Response to Consultation on the draft of the new Aged Care Act (2024)

Submission to Department of Health and Aged Care by Aged Care Crisis (ACC)


In response to the Royal Commission into aged care’s final report in 2021, government has been developing a new aged care act. It has also developed what it considers to be a new model for regulating aged care. It has supported extensive community discussions, explaining the nature of these reforms. We worry that they are more interested in selling the changes wanted by government than in addressing the challenging problems in the system.

During 2023, Aged Care Crisis engaged with several other advocacy groups discussing the proposed reforms including this new act. Many have some concerns about what is being done. While smaller than most ACC has been studying this complex system in greater depth and for longer than most.

In 1999 the government were supplied with information by an ACC member. These showed that the policies based on the free-market ideology (Neoliberalism) that was sweeping the world and had been applied to aged care in 1997 had already failed in the USA where serious problems had developed. ACC was formed in 2005 after these same problems developed in Australia. 

It has been describing these problems and pressing for the system to be reformed ever since but flawed ideologies are always deeply resistant to evidence and challenge. Many others are now calling for these issues to be addressed. Our 2024 submission specifically addresses these problems.

Submission in response to the Department of Health Consultation Paper No. 2:
A new model for regulating aged care, June 2023

Background to Aged Care Crisis (ACC) Submission
Some background information will be helpful in assessing our submission.

Regulatory changes and ever more complex regulatory processes can have adverse consequences and much of that burden can fall on already stressed and over-worked staff. Change needs to be introduced incrementally and commenced in regions. Its consequences should be carefully monitored. That has not been happening.

As the Royal Commission has so clearly demonstrated, the free-market model of care has failed staff and residents. The complex reforms recommended and government action make no fundamental changes to this market model. Governments continue to marketise those sections like home care where vestiges of community-led care remain. 

The huge uncertainties and the complex changes being made are driving some of the smaller providers out of the aged care sector. They have a low staff turnover and provide better more person-centred and relationship-based care.


In a recent webinar from the Long Term Care Community Coalition in the USA titled How Fear of Retaliation Scares Residents Into Silence  (18 Apr 2023), Eilon Caspi described his detailed research into this problem. He shows just how widespread the problem of retribution when residents complain has become in the USA. This is a valuable and important contribution. He calls for more research, education, regulation and protection of residents. He described the way the industry rejects these sorts of finding and resists regulatory efforts.

While the Royal Commission into aged care made some useful recommendations, Aged Care Crisis has been very concerned at the matters they failed to address. These are issues within our society and our political system that impact on aged care and the many other sectors that have failed. 

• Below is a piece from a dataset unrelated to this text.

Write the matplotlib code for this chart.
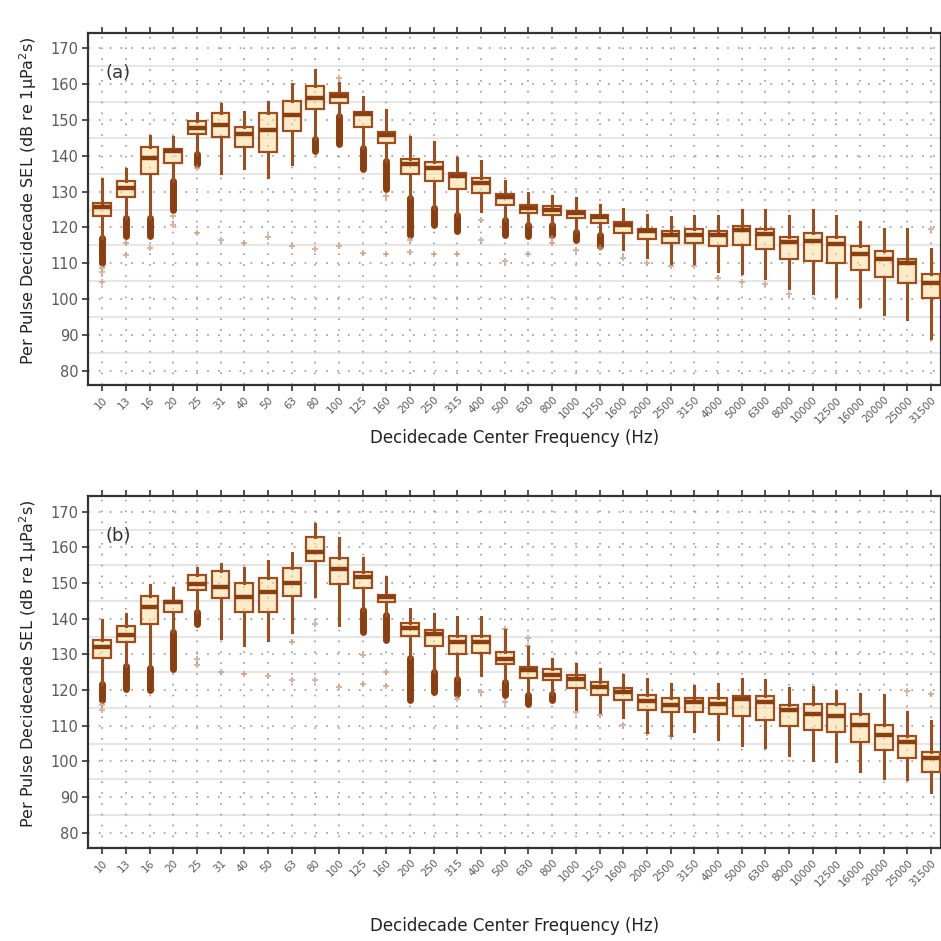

Our experience, our research and our analysis indicates that they were the reasons why the aged care system has failed repeatedly and so badly. This analysis also shows why policy failures like this are so resistant to change and why the failures in aged care and similar sectors keep recurring in spite of attempts to make changes.

We have been even more concerned by the response of government and industry who seem to be denying their responsibility for what the Royal Commission found to be “a sad and shocking system that diminishes Australia as a nation”. They are pursuing the same policies and behaving in exactly the same way as they did before. They have appointed and commissioned the same people from industry to advise and work with them.

We became aware of another consultation 'Aligning Regulation across Care and Support Sector' by the Department of Health and discovered that they were conducting it in exactly the same restrictive way they have done in the past. This restricts criticism and prevents other parties from seeing the criticisms that others are making. Nothing seems to have changed.

We have therefore decided to set out the result of our experience, research and analysis (PDF658.67 KB). This explains what has been happening and indicates what needs to be done to create a context where we can address the difficult problems that develop in the complex world we live in more sensibly in the hope that some will find it informative and useful.